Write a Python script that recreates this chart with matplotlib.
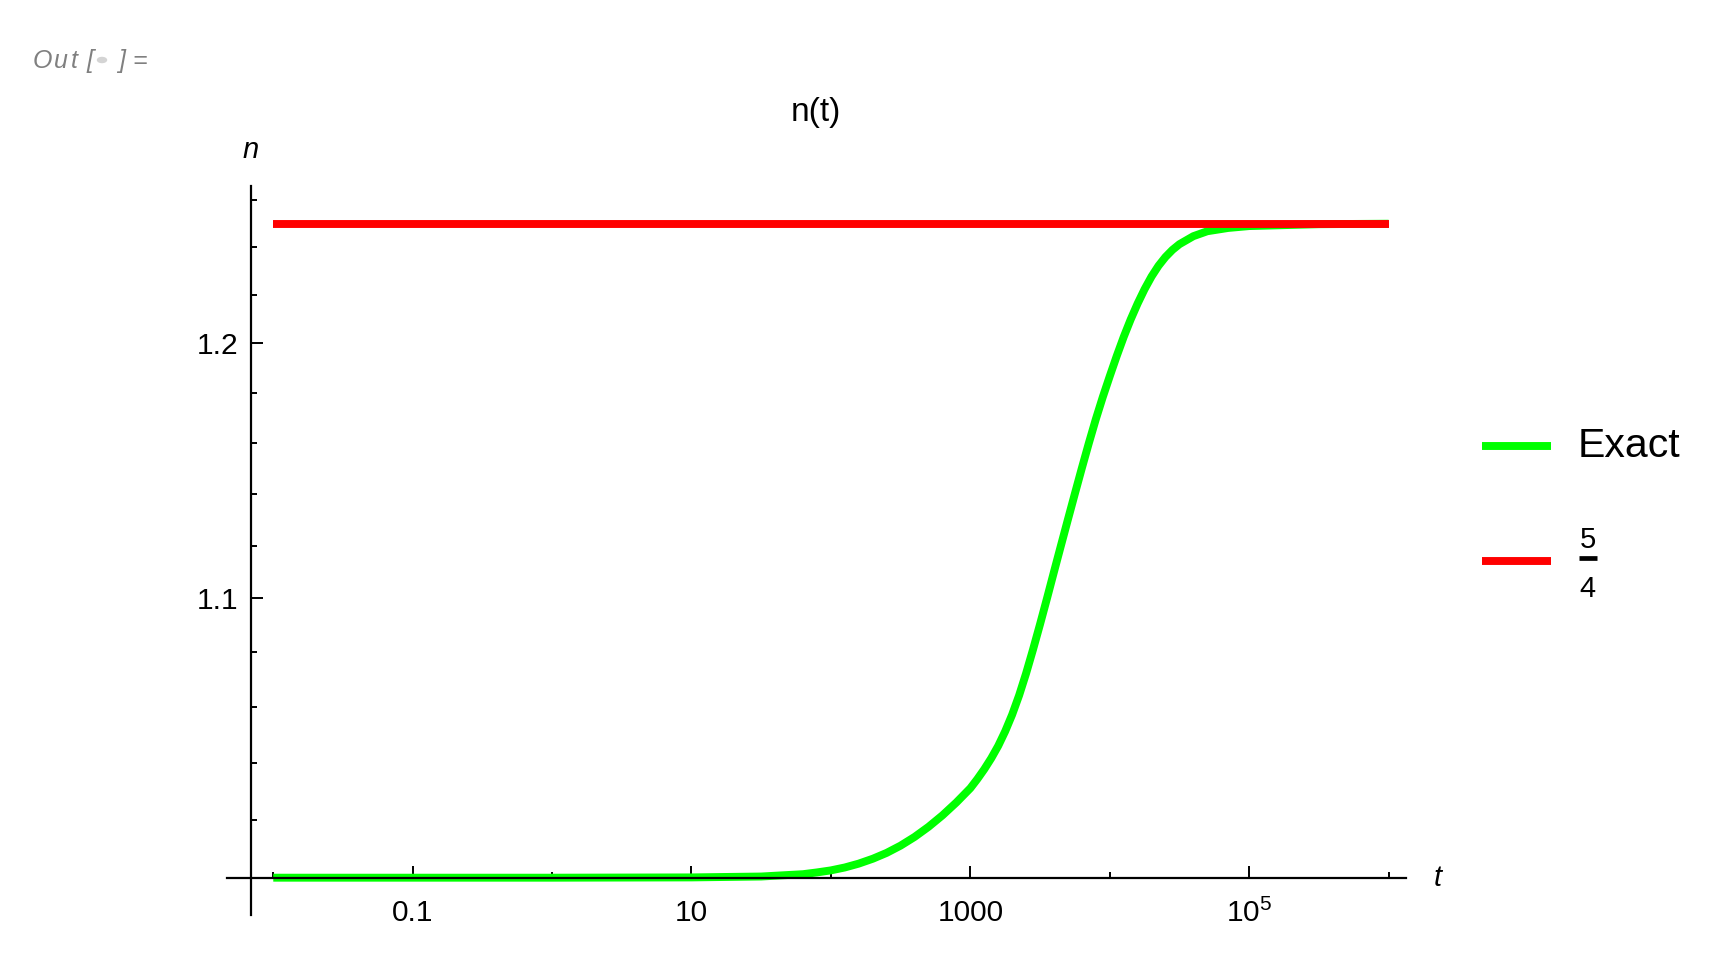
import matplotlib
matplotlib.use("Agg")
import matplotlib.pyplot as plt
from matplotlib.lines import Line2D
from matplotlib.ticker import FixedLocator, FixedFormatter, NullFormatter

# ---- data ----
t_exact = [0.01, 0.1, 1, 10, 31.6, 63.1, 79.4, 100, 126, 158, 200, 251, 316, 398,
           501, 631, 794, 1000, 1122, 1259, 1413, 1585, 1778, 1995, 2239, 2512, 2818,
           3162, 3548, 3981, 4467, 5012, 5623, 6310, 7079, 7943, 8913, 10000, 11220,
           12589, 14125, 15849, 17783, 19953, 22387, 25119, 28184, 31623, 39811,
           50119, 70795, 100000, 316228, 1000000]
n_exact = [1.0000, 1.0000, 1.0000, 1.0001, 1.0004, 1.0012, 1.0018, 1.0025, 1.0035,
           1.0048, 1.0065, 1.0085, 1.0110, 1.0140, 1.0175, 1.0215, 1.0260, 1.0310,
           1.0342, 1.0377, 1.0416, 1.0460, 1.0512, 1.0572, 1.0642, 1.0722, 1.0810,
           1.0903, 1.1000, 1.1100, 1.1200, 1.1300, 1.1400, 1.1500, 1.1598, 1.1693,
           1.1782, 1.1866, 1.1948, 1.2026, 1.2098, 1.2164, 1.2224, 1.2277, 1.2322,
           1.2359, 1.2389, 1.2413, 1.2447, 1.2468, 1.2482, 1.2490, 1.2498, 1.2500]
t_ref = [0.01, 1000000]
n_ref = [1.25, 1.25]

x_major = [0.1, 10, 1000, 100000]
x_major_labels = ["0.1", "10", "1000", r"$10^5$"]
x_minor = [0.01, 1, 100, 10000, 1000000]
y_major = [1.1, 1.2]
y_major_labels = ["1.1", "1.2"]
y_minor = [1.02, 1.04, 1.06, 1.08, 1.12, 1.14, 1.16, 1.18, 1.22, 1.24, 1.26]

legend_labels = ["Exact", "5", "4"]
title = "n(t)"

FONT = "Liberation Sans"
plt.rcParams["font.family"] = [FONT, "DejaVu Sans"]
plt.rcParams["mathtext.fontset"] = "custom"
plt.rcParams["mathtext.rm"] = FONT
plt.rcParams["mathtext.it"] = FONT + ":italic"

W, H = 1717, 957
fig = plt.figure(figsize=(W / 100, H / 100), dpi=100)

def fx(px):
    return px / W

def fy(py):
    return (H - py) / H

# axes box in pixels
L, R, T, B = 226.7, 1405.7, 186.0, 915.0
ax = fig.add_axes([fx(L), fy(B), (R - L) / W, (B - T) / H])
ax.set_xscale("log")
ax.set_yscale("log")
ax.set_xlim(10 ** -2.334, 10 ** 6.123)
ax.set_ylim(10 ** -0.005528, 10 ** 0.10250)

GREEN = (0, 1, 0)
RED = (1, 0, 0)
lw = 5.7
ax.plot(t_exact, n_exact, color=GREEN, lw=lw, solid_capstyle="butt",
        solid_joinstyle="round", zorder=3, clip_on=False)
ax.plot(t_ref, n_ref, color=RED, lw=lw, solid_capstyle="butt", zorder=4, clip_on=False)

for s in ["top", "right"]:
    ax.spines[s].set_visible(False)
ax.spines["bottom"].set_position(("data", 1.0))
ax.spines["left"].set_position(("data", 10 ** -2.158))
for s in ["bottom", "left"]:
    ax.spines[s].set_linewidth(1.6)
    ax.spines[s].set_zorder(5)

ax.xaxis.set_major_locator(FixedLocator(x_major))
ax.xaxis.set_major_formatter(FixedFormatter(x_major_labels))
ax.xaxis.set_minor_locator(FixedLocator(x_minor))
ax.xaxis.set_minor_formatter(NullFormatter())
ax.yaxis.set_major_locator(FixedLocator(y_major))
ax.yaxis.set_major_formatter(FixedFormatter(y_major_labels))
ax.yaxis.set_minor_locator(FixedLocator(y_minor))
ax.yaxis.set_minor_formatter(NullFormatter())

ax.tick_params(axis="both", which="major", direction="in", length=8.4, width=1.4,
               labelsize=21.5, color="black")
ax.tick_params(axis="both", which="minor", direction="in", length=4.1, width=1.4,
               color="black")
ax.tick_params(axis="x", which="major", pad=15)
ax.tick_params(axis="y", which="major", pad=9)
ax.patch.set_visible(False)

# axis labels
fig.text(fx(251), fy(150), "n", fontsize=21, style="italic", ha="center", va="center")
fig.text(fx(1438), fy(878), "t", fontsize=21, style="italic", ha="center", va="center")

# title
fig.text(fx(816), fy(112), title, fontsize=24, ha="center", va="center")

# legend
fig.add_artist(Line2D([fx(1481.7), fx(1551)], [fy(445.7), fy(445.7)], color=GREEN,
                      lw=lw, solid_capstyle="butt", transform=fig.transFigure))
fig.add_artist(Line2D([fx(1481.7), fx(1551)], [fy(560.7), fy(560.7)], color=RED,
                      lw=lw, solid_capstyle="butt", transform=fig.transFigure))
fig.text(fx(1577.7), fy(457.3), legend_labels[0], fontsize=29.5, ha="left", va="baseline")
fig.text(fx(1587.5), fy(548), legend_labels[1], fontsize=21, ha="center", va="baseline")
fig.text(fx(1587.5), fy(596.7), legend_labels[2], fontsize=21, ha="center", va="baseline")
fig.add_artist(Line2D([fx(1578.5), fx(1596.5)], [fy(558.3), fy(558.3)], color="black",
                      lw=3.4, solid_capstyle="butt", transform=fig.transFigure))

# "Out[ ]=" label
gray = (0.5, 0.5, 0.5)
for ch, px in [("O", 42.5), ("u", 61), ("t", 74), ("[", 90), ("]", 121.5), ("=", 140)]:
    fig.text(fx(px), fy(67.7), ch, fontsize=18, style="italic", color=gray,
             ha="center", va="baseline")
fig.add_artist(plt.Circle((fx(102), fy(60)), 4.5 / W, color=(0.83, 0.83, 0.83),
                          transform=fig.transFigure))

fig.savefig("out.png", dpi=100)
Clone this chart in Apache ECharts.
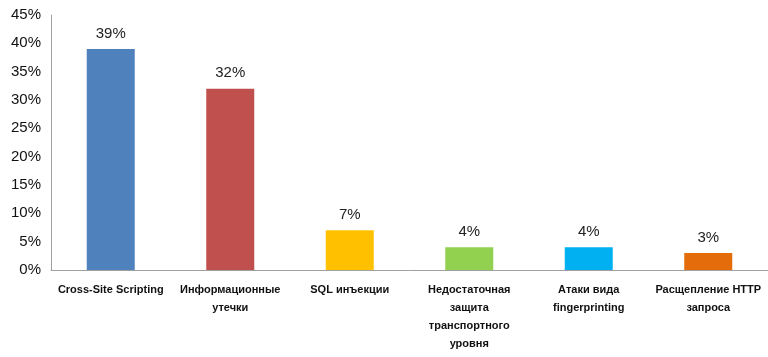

_ _ _ _ _ _ _

## [Instructions to follow]
Make an exact copy of the lines from the top of the material through the line with "from matplotlib.ticker import", pictures excluded.

## [Exercise solution]
Write a Python script that recreates this chart with matplotlib.
import matplotlib
matplotlib.use("Agg")
import matplotlib.pyplot as plt
from matplotlib.lines import Line2D
from matplotlib.ticker import FixedLocator, FixedFormatter, NullFormatter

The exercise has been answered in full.